◆ **Exercise brief**:
From the first line of the data below through the line bearing "['0.65', '0.7', '0.75', '0.8', '0.85', '0.9', '0.95', '1']", reproduce each line exactly; do not include pictures.

◆ **Data lines**:
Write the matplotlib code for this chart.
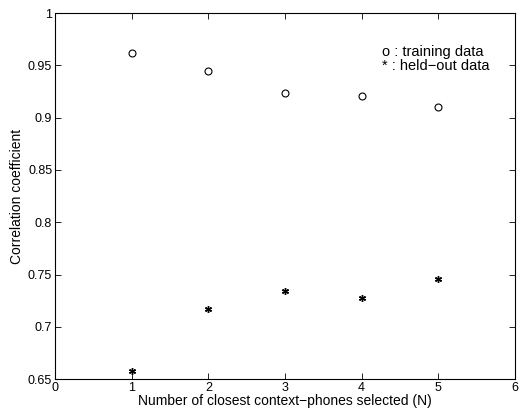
import matplotlib
matplotlib.use('Agg')
import matplotlib.pyplot as plt

plt.rcParams['font.family'] = ['Liberation Sans', 'DejaVu Sans']

n_values = [1, 2, 3, 4, 5]
training = [0.962, 0.945, 0.924, 0.921, 0.910]
heldout = [0.658, 0.717, 0.734, 0.728, 0.746]

xticks = [0, 1, 2, 3, 4, 5, 6]
yticks = [0.65, 0.7, 0.75, 0.8, 0.85, 0.9, 0.95, 1]
ytick_labels = ['0.65', '0.7', '0.75', '0.8', '0.85', '0.9', '0.95', '1']

fig = plt.figure(figsize=(5.27, 4.12), dpi=100)
ax = fig.add_axes([0.1044, 0.080, 0.8727, 0.888])

ax.plot(n_values, training, linestyle='none', marker='o', markersize=5,
        markerfacecolor='none', markeredgecolor='black', markeredgewidth=0.8)
ax.plot(n_values, heldout, linestyle='none', marker=(6, 2, 0), markersize=5,
        color='black', markeredgewidth=1.0)

ax.set_xlim(0, 6)
ax.set_ylim(0.65, 1)
ax.set_xticks(xticks)
ax.set_yticks(yticks)
ax.set_yticklabels(ytick_labels)
ax.tick_params(direction='in', top=True, right=True, labelsize=9,
               length=4, width=0.6, pad=2)
for s in ax.spines.values():
    s.set_linewidth(0.8)

ax.set_xlabel('Number of closest context\u2212phones selected (N)', fontsize=10, labelpad=0)
ax.set_ylabel('Correlation coefficient', fontsize=10, labelpad=3)

ax.text(4.27, 0.963, 'o : training data', fontsize=10.5, va='center')
ax.text(4.27, 0.949, '* : held\u2212out data', fontsize=10.5, va='center')

fig.savefig('out.png', dpi=100, facecolor='white')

◆ **Exercise answer**:
Write the matplotlib code for this chart.
import matplotlib
matplotlib.use('Agg')
import matplotlib.pyplot as plt

plt.rcParams['font.family'] = ['Liberation Sans', 'DejaVu Sans']

n_values = [1, 2, 3, 4, 5]
training = [0.962, 0.945, 0.924, 0.921, 0.910]
heldout = [0.658, 0.717, 0.734, 0.728, 0.746]

xticks = [0, 1, 2, 3, 4, 5, 6]
yticks = [0.65, 0.7, 0.75, 0.8, 0.85, 0.9, 0.95, 1]
ytick_labels = ['0.65', '0.7', '0.75', '0.8', '0.85', '0.9', '0.95', '1']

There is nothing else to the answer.